SUPPLIED INFORMATION:
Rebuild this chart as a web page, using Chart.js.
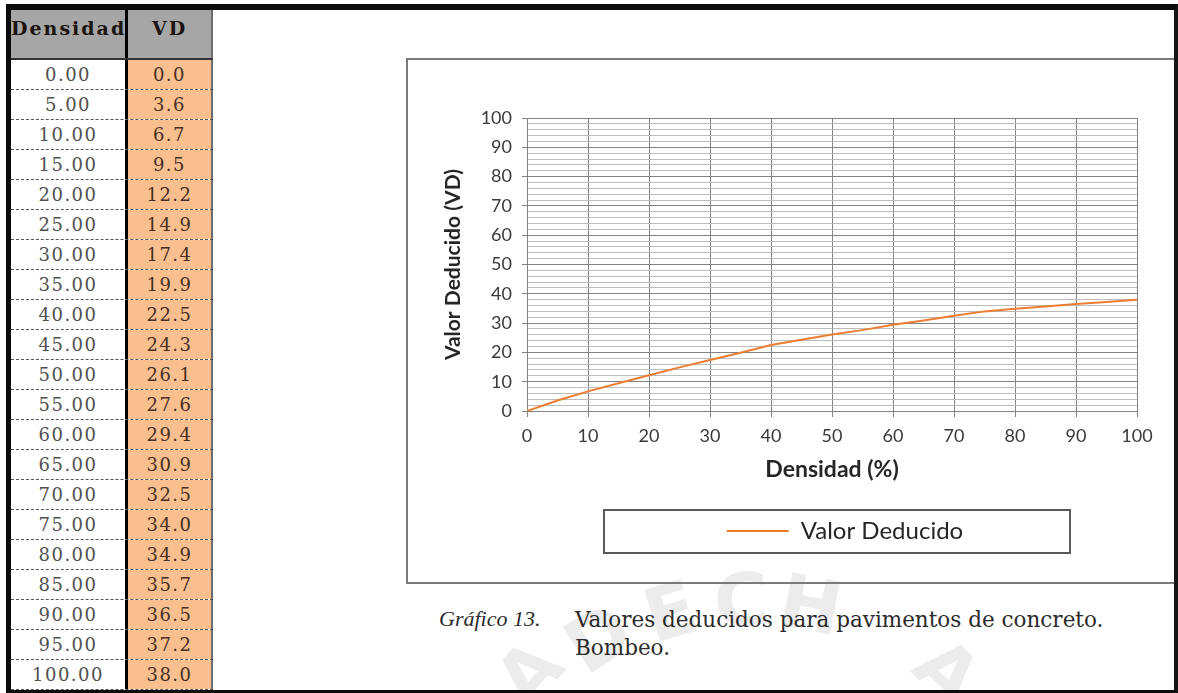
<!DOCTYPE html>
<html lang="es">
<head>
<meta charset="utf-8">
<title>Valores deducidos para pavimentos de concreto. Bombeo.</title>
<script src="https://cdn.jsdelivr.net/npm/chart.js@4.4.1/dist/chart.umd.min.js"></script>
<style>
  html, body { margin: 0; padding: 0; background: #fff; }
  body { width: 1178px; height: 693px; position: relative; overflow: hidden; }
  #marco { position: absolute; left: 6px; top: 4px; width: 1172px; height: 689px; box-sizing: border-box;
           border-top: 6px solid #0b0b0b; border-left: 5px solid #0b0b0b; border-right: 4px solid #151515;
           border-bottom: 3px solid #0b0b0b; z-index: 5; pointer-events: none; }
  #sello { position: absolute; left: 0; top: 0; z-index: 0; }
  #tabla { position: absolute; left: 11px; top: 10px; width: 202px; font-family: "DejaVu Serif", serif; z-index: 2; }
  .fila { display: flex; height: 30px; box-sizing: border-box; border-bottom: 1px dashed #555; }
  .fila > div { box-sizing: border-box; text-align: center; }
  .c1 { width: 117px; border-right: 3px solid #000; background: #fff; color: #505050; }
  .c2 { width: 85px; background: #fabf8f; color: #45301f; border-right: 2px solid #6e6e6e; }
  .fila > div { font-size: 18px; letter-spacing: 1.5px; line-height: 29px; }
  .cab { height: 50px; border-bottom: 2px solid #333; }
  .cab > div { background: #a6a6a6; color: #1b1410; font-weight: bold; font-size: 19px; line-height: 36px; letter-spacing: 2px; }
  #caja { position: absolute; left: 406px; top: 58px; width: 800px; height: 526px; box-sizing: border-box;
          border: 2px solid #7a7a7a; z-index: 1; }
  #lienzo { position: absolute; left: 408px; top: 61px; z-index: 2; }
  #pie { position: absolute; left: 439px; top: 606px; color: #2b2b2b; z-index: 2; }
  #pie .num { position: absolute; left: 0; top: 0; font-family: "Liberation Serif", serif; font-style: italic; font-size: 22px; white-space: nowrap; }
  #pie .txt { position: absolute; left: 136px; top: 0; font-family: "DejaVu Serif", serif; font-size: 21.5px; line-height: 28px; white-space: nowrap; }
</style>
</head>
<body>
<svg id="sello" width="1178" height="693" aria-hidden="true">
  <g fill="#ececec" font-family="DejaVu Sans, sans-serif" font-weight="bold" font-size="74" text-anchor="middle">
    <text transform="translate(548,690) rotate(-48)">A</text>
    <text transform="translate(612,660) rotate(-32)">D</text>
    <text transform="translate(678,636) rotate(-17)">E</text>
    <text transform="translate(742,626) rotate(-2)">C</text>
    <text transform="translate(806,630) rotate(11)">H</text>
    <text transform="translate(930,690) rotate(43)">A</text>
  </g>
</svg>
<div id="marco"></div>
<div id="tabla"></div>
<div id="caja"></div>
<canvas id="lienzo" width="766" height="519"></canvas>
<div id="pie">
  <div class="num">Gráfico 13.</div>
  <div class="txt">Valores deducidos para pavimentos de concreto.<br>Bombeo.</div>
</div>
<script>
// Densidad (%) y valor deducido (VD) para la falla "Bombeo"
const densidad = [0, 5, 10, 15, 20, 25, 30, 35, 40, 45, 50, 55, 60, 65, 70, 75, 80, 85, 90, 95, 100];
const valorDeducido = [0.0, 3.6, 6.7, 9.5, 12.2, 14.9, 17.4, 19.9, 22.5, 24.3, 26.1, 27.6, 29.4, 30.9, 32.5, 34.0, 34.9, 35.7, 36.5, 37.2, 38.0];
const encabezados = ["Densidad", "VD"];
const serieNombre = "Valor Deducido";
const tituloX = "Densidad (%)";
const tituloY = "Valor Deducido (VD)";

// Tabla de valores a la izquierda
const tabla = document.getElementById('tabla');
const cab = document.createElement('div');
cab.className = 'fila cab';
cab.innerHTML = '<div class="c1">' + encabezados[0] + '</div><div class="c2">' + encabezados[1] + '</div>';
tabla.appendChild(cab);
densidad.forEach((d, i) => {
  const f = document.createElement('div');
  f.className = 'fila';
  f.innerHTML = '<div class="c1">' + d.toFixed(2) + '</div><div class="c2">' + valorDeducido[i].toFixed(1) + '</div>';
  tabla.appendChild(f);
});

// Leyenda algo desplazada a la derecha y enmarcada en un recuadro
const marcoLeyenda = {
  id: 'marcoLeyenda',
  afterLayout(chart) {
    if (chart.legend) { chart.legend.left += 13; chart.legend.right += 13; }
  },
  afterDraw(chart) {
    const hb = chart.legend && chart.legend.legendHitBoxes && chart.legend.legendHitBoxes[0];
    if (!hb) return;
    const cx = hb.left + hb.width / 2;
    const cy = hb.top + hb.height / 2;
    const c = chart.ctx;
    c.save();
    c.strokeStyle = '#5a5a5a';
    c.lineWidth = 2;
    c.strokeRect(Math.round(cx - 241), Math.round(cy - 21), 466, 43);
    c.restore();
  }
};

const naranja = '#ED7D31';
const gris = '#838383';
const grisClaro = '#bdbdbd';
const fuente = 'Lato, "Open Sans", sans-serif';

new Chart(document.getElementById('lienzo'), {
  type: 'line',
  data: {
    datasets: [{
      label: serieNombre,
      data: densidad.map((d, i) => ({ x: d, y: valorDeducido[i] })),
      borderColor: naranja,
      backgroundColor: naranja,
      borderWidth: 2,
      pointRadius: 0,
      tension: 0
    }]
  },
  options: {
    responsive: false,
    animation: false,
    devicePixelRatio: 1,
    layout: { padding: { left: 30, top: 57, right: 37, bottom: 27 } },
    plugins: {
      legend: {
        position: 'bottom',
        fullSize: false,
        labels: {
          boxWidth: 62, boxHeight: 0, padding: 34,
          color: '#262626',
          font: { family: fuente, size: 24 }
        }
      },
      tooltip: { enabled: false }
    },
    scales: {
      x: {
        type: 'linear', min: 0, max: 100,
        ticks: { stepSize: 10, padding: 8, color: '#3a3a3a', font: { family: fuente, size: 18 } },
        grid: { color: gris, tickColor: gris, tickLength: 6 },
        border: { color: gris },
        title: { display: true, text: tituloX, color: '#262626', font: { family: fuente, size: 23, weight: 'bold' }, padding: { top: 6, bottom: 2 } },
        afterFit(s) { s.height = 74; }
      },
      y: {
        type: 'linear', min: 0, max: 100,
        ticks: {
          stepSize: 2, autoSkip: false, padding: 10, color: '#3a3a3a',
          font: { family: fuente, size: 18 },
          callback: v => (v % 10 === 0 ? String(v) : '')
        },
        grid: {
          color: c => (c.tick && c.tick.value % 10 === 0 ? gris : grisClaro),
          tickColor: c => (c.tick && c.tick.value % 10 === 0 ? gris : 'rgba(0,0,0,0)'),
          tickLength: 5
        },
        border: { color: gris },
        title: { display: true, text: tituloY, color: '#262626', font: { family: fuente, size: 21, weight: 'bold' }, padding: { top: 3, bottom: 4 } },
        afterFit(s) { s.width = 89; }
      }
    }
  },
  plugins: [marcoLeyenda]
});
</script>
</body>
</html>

TASK REQUIREMENTS:
Drop the images and repeat the data exactly.

RESULT FOR THIS TASK:
Rebuild this chart as a web page, using Chart.js.
<!DOCTYPE html>
<html lang="es">
<head>
<meta charset="utf-8">
<title>Valores deducidos para pavimentos de concreto. Bombeo.</title>
<script src="https://cdn.jsdelivr.net/npm/chart.js@4.4.1/dist/chart.umd.min.js"></script>
<style>
  html, body { margin: 0; padding: 0; background: #fff; }
  body { width: 1178px; height: 693px; position: relative; overflow: hidden; }
  #marco { position: absolute; left: 6px; top: 4px; width: 1172px; height: 689px; box-sizing: border-box;
           border-top: 6px solid #0b0b0b; border-left: 5px solid #0b0b0b; border-right: 4px solid #151515;
           border-bottom: 3px solid #0b0b0b; z-index: 5; pointer-events: none; }
  #sello { position: absolute; left: 0; top: 0; z-index: 0; }
  #tabla { position: absolute; left: 11px; top: 10px; width: 202px; font-family: "DejaVu Serif", serif; z-index: 2; }
  .fila { display: flex; height: 30px; box-sizing: border-box; border-bottom: 1px dashed #555; }
  .fila > div { box-sizing: border-box; text-align: center; }
  .c1 { width: 117px; border-right: 3px solid #000; background: #fff; color: #505050; }
  .c2 { width: 85px; background: #fabf8f; color: #45301f; border-right: 2px solid #6e6e6e; }
  .fila > div { font-size: 18px; letter-spacing: 1.5px; line-height: 29px; }
  .cab { height: 50px; border-bottom: 2px solid #333; }
  .cab > div { background: #a6a6a6; color: #1b1410; font-weight: bold; font-size: 19px; line-height: 36px; letter-spacing: 2px; }
  #caja { position: absolute; left: 406px; top: 58px; width: 800px; height: 526px; box-sizing: border-box;
          border: 2px solid #7a7a7a; z-index: 1; }
  #lienzo { position: absolute; left: 408px; top: 61px; z-index: 2; }
  #pie { position: absolute; left: 439px; top: 606px; color: #2b2b2b; z-index: 2; }
  #pie .num { position: absolute; left: 0; top: 0; font-family: "Liberation Serif", serif; font-style: italic; font-size: 22px; white-space: nowrap; }
  #pie .txt { position: absolute; left: 136px; top: 0; font-family: "DejaVu Serif", serif; font-size: 21.5px; line-height: 28px; white-space: nowrap; }
</style>
</head>
<body>
<svg id="sello" width="1178" height="693" aria-hidden="true">
  <g fill="#ececec" font-family="DejaVu Sans, sans-serif" font-weight="bold" font-size="74" text-anchor="middle">
    <text transform="translate(548,690) rotate(-48)">A</text>
    <text transform="translate(612,660) rotate(-32)">D</text>
    <text transform="translate(678,636) rotate(-17)">E</text>
    <text transform="translate(742,626) rotate(-2)">C</text>
    <text transform="translate(806,630) rotate(11)">H</text>
    <text transform="translate(930,690) rotate(43)">A</text>
  </g>
</svg>
<div id="marco"></div>
<div id="tabla"></div>
<div id="caja"></div>
<canvas id="lienzo" width="766" height="519"></canvas>
<div id="pie">
  <div class="num">Gráfico 13.</div>
  <div class="txt">Valores deducidos para pavimentos de concreto.<br>Bombeo.</div>
</div>
<script>
// Densidad (%) y valor deducido (VD) para la falla "Bombeo"
const densidad = [0, 5, 10, 15, 20, 25, 30, 35, 40, 45, 50, 55, 60, 65, 70, 75, 80, 85, 90, 95, 100];
const valorDeducido = [0.0, 3.6, 6.7, 9.5, 12.2, 14.9, 17.4, 19.9, 22.5, 24.3, 26.1, 27.6, 29.4, 30.9, 32.5, 34.0, 34.9, 35.7, 36.5, 37.2, 38.0];
const encabezados = ["Densidad", "VD"];
const serieNombre = "Valor Deducido";
const tituloX = "Densidad (%)";
const tituloY = "Valor Deducido (VD)";

// Tabla de valores a la izquierda
const tabla = document.getElementById('tabla');
const cab = document.createElement('div');
cab.className = 'fila cab';
cab.innerHTML = '<div class="c1">' + encabezados[0] + '</div><div class="c2">' + encabezados[1] + '</div>';
tabla.appendChild(cab);
densidad.forEach((d, i) => {
  const f = document.createElement('div');
  f.className = 'fila';
  f.innerHTML = '<div class="c1">' + d.toFixed(2) + '</div><div class="c2">' + valorDeducido[i].toFixed(1) + '</div>';
  tabla.appendChild(f);
});

// Leyenda algo desplazada a la derecha y enmarcada en un recuadro
const marcoLeyenda = {
  id: 'marcoLeyenda',
  afterLayout(chart) {
    if (chart.legend) { chart.legend.left += 13; chart.legend.right += 13; }
  },
  afterDraw(chart) {
    const hb = chart.legend && chart.legend.legendHitBoxes && chart.legend.legendHitBoxes[0];
    if (!hb) return;
    const cx = hb.left + hb.width / 2;
    const cy = hb.top + hb.height / 2;
    const c = chart.ctx;
    c.save();
    c.strokeStyle = '#5a5a5a';
    c.lineWidth = 2;
    c.strokeRect(Math.round(cx - 241), Math.round(cy - 21), 466, 43);
    c.restore();
  }
};

const naranja = '#ED7D31';
const gris = '#838383';
const grisClaro = '#bdbdbd';
const fuente = 'Lato, "Open Sans", sans-serif';

new Chart(document.getElementById('lienzo'), {
  type: 'line',
  data: {
    datasets: [{
      label: serieNombre,
      data: densidad.map((d, i) => ({ x: d, y: valorDeducido[i] })),
      borderColor: naranja,
      backgroundColor: naranja,
      borderWidth: 2,
      pointRadius: 0,
      tension: 0
    }]
  },
  options: {
    responsive: false,
    animation: false,
    devicePixelRatio: 1,
    layout: { padding: { left: 30, top: 57, right: 37, bottom: 27 } },
    plugins: {
      legend: {
        position: 'bottom',
        fullSize: false,
        labels: {
          boxWidth: 62, boxHeight: 0, padding: 34,
          color: '#262626',
          font: { family: fuente, size: 24 }
        }
      },
      tooltip: { enabled: false }
    },
    scales: {
      x: {
        type: 'linear', min: 0, max: 100,
        ticks: { stepSize: 10, padding: 8, color: '#3a3a3a', font: { family: fuente, size: 18 } },
        grid: { color: gris, tickColor: gris, tickLength: 6 },
        border: { color: gris },
        title: { display: true, text: tituloX, color: '#262626', font: { family: fuente, size: 23, weight: 'bold' }, padding: { top: 6, bottom: 2 } },
        afterFit(s) { s.height = 74; }
      },
      y: {
        type: 'linear', min: 0, max: 100,
        ticks: {
          stepSize: 2, autoSkip: false, padding: 10, color: '#3a3a3a',
          font: { family: fuente, size: 18 },
          callback: v => (v % 10 === 0 ? String(v) : '')
        },
        grid: {
          color: c => (c.tick && c.tick.value % 10 === 0 ? gris : grisClaro),
          tickColor: c => (c.tick && c.tick.value % 10 === 0 ? gris : 'rgba(0,0,0,0)'),
          tickLength: 5
        },
        border: { color: gris },
        title: { display: true, text: tituloY, color: '#262626', font: { family: fuente, size: 21, weight: 'bold' }, padding: { top: 3, bottom: 4 } },
        afterFit(s) { s.width = 89; }
      }
    }
  },
  plugins: [marcoLeyenda]
});
</script>
</body>
</html>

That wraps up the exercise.